◆ **Required task**
Repeat the line that contains "Output the component", the line that contains "string; color: string;", and all lines between them, exactly and with no other lines.

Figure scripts
::::::::

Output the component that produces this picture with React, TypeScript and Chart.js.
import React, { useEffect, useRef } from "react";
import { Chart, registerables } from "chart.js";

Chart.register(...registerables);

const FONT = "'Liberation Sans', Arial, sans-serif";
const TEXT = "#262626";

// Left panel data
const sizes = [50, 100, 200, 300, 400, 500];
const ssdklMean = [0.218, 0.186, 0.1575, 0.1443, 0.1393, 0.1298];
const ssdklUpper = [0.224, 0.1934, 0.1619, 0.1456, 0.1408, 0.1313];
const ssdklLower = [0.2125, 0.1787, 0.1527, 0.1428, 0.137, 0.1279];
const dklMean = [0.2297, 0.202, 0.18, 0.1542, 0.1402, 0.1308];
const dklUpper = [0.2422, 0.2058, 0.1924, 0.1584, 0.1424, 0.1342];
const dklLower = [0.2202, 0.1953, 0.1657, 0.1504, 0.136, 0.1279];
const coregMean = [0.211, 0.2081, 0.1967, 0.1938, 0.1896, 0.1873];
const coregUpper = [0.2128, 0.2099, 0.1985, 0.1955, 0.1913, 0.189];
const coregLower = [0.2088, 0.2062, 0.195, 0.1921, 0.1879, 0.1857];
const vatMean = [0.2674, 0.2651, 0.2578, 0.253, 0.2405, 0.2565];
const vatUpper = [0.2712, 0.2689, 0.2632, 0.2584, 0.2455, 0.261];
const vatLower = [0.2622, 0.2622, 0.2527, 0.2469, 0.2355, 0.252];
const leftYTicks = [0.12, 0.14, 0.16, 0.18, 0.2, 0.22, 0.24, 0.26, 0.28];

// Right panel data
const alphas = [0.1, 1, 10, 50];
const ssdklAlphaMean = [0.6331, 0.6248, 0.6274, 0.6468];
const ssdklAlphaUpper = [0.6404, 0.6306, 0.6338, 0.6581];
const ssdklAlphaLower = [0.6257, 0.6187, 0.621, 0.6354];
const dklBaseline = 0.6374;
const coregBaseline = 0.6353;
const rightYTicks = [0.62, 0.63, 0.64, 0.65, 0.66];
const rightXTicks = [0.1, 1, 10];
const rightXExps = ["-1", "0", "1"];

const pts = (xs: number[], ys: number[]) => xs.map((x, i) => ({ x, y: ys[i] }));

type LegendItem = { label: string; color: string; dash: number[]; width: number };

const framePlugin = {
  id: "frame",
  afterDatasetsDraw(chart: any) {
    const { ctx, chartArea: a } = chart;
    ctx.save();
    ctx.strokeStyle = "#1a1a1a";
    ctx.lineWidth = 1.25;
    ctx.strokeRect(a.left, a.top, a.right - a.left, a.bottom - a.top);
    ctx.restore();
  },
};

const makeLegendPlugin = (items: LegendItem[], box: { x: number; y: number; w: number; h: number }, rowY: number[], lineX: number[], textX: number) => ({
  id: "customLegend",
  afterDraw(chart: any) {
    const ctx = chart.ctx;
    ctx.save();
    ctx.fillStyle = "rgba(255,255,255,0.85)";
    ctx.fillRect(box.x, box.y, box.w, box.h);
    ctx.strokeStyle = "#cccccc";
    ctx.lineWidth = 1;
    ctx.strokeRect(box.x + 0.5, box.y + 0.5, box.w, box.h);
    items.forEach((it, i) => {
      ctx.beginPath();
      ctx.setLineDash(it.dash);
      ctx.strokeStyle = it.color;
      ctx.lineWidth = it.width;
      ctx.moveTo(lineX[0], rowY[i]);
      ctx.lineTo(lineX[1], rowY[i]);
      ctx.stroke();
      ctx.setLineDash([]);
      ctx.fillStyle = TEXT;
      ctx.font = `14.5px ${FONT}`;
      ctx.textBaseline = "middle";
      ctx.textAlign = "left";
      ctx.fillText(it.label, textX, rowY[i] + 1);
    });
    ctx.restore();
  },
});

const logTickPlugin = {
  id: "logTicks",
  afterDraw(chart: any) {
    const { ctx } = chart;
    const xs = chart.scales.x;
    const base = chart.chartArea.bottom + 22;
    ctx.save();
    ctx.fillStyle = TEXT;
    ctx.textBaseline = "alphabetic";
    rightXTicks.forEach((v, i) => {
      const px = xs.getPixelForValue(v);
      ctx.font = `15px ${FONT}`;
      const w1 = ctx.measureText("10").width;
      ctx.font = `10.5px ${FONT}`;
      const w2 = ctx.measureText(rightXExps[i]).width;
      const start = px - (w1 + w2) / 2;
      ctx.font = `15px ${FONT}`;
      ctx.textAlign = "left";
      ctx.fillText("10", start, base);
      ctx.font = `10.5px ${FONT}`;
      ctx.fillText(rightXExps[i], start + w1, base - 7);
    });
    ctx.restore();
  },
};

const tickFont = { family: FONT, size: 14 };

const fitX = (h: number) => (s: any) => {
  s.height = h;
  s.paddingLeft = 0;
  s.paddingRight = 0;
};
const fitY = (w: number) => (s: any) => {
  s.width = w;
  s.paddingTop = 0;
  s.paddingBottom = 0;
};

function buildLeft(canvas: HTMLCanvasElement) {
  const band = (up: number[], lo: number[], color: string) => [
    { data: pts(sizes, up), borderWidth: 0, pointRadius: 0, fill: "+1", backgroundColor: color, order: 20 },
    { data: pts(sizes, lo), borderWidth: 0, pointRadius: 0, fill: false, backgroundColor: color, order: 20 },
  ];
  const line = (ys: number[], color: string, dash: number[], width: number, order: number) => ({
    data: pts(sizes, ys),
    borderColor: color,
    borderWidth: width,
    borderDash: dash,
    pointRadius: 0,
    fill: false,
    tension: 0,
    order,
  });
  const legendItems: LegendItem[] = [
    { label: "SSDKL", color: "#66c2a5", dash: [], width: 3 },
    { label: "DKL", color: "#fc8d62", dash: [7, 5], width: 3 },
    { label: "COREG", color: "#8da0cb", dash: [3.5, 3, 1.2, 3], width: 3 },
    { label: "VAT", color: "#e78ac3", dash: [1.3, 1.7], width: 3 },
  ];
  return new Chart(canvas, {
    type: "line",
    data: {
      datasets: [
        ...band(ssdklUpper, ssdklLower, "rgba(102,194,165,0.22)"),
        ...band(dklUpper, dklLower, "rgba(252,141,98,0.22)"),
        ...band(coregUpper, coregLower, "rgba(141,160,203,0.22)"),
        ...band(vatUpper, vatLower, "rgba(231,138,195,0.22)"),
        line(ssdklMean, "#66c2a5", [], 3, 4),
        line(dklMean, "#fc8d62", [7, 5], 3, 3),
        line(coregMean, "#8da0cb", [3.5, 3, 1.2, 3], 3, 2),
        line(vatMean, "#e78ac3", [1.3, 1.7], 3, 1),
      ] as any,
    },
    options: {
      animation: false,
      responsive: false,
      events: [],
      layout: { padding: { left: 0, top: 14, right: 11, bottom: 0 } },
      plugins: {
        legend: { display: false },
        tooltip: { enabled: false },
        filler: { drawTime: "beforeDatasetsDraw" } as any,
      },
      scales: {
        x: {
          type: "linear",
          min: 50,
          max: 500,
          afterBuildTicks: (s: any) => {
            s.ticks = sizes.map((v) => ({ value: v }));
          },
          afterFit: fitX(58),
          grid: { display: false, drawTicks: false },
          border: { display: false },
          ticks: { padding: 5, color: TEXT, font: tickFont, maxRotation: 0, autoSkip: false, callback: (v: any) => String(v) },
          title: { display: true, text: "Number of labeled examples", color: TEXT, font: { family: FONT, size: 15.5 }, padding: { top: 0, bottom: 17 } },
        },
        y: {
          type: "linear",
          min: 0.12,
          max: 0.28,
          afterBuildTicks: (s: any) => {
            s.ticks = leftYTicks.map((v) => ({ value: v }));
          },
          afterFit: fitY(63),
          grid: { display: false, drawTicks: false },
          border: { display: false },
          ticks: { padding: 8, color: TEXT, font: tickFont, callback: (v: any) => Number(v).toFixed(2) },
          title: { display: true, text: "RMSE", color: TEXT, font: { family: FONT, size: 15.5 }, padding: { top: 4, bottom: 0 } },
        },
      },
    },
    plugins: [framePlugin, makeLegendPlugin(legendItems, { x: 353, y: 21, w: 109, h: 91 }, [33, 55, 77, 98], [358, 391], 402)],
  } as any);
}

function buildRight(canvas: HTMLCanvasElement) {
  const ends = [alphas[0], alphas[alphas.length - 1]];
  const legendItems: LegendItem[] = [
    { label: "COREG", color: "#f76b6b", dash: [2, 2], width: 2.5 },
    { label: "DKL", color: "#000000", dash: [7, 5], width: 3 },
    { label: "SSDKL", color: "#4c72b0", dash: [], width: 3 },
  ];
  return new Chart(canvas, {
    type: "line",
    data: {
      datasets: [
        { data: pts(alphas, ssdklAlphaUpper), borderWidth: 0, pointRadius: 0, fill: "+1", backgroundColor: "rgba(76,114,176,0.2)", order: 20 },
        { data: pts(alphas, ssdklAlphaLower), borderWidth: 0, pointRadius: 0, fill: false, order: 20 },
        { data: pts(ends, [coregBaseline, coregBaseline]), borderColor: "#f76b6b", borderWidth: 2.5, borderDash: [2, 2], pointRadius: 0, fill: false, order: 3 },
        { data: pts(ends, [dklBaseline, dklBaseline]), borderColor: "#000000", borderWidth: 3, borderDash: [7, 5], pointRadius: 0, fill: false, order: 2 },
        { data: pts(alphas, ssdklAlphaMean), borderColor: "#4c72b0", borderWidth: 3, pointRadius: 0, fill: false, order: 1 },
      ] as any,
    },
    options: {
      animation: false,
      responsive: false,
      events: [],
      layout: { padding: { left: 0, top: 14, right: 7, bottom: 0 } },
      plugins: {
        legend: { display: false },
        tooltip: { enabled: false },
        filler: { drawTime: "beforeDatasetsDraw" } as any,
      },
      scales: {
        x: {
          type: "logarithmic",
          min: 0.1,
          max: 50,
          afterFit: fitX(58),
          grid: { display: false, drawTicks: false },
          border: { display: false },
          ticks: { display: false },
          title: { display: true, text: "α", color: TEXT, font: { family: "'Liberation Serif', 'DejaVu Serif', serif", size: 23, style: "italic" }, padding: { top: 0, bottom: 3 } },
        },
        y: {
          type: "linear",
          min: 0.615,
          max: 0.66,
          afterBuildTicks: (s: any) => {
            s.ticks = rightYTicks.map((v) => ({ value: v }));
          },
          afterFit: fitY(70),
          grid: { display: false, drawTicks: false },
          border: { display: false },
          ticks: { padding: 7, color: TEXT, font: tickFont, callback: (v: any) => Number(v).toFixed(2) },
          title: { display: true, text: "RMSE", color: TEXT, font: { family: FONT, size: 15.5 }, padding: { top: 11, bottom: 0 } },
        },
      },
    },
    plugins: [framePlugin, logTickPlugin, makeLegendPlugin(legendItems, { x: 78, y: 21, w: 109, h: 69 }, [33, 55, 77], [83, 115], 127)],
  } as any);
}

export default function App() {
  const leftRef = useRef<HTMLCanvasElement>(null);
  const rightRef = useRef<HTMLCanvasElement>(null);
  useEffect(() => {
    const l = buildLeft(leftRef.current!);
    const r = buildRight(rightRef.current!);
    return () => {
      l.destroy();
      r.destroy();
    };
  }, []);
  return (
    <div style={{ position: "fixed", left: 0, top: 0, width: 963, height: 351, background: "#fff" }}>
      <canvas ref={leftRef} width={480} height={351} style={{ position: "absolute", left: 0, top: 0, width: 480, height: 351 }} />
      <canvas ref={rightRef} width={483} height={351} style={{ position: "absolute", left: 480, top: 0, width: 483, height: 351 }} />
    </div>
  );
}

::::::::

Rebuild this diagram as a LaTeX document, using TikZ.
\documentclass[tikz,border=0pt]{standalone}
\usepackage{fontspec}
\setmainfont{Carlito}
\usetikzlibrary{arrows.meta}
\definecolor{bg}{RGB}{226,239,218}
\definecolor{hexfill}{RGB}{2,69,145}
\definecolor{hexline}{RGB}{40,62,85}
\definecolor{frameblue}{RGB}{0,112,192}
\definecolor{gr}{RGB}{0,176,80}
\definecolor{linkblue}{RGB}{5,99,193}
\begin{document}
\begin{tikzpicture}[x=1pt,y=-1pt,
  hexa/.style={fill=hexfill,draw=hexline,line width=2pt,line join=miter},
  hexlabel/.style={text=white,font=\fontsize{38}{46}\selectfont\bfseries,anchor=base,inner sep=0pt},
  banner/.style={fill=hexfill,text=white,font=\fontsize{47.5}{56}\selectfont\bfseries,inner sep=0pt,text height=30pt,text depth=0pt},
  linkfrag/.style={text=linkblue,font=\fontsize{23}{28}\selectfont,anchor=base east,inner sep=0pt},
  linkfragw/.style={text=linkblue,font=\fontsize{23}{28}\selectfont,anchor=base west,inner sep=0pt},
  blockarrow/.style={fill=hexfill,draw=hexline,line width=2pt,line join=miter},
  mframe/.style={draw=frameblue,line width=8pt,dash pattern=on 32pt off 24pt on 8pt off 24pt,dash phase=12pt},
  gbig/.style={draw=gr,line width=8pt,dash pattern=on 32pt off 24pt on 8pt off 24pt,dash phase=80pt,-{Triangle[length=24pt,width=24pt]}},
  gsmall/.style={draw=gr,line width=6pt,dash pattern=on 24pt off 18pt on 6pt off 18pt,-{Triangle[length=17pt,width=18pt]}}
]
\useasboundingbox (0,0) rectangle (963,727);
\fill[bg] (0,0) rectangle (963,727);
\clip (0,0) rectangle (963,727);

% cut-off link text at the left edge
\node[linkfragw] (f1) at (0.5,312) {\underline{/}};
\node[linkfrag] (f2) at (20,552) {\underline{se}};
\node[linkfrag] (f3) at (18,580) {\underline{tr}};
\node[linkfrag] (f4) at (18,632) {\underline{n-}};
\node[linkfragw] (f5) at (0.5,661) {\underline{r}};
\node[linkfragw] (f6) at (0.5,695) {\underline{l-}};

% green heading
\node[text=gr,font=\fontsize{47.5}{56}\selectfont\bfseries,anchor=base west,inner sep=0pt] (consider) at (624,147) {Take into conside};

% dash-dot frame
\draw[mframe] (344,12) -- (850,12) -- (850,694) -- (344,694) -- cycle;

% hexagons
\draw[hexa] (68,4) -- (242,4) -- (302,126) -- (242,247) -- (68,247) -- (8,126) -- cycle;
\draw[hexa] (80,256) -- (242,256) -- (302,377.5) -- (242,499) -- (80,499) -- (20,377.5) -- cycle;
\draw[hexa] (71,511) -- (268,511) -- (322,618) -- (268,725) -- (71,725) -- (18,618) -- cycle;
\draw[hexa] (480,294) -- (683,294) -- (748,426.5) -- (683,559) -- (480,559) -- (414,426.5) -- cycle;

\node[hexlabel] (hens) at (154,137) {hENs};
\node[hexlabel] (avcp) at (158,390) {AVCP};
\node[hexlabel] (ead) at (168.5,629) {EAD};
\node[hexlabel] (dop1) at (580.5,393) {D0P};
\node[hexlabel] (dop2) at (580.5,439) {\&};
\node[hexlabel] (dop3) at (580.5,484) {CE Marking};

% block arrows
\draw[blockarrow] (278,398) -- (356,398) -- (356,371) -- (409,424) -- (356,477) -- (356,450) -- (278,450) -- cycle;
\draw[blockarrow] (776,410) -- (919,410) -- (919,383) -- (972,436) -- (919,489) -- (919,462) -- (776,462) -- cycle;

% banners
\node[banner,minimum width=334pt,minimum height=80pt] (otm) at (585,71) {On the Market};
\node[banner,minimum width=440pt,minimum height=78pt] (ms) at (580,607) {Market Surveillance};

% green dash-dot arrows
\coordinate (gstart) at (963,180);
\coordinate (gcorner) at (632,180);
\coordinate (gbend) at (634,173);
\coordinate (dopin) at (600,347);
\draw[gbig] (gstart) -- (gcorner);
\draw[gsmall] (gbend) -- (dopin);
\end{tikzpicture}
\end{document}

::::::::

◆ **Task output**
Output the component that produces this picture with React, TypeScript and Chart.js.
import React, { useEffect, useRef } from "react";
import { Chart, registerables } from "chart.js";

Chart.register(...registerables);

const FONT = "'Liberation Sans', Arial, sans-serif";
const TEXT = "#262626";

// Left panel data
const sizes = [50, 100, 200, 300, 400, 500];
const ssdklMean = [0.218, 0.186, 0.1575, 0.1443, 0.1393, 0.1298];
const ssdklUpper = [0.224, 0.1934, 0.1619, 0.1456, 0.1408, 0.1313];
const ssdklLower = [0.2125, 0.1787, 0.1527, 0.1428, 0.137, 0.1279];
const dklMean = [0.2297, 0.202, 0.18, 0.1542, 0.1402, 0.1308];
const dklUpper = [0.2422, 0.2058, 0.1924, 0.1584, 0.1424, 0.1342];
const dklLower = [0.2202, 0.1953, 0.1657, 0.1504, 0.136, 0.1279];
const coregMean = [0.211, 0.2081, 0.1967, 0.1938, 0.1896, 0.1873];
const coregUpper = [0.2128, 0.2099, 0.1985, 0.1955, 0.1913, 0.189];
const coregLower = [0.2088, 0.2062, 0.195, 0.1921, 0.1879, 0.1857];
const vatMean = [0.2674, 0.2651, 0.2578, 0.253, 0.2405, 0.2565];
const vatUpper = [0.2712, 0.2689, 0.2632, 0.2584, 0.2455, 0.261];
const vatLower = [0.2622, 0.2622, 0.2527, 0.2469, 0.2355, 0.252];
const leftYTicks = [0.12, 0.14, 0.16, 0.18, 0.2, 0.22, 0.24, 0.26, 0.28];

// Right panel data
const alphas = [0.1, 1, 10, 50];
const ssdklAlphaMean = [0.6331, 0.6248, 0.6274, 0.6468];
const ssdklAlphaUpper = [0.6404, 0.6306, 0.6338, 0.6581];
const ssdklAlphaLower = [0.6257, 0.6187, 0.621, 0.6354];
const dklBaseline = 0.6374;
const coregBaseline = 0.6353;
const rightYTicks = [0.62, 0.63, 0.64, 0.65, 0.66];
const rightXTicks = [0.1, 1, 10];
const rightXExps = ["-1", "0", "1"];

const pts = (xs: number[], ys: number[]) => xs.map((x, i) => ({ x, y: ys[i] }));

type LegendItem = { label: string; color: string; dash: number[]; width: number };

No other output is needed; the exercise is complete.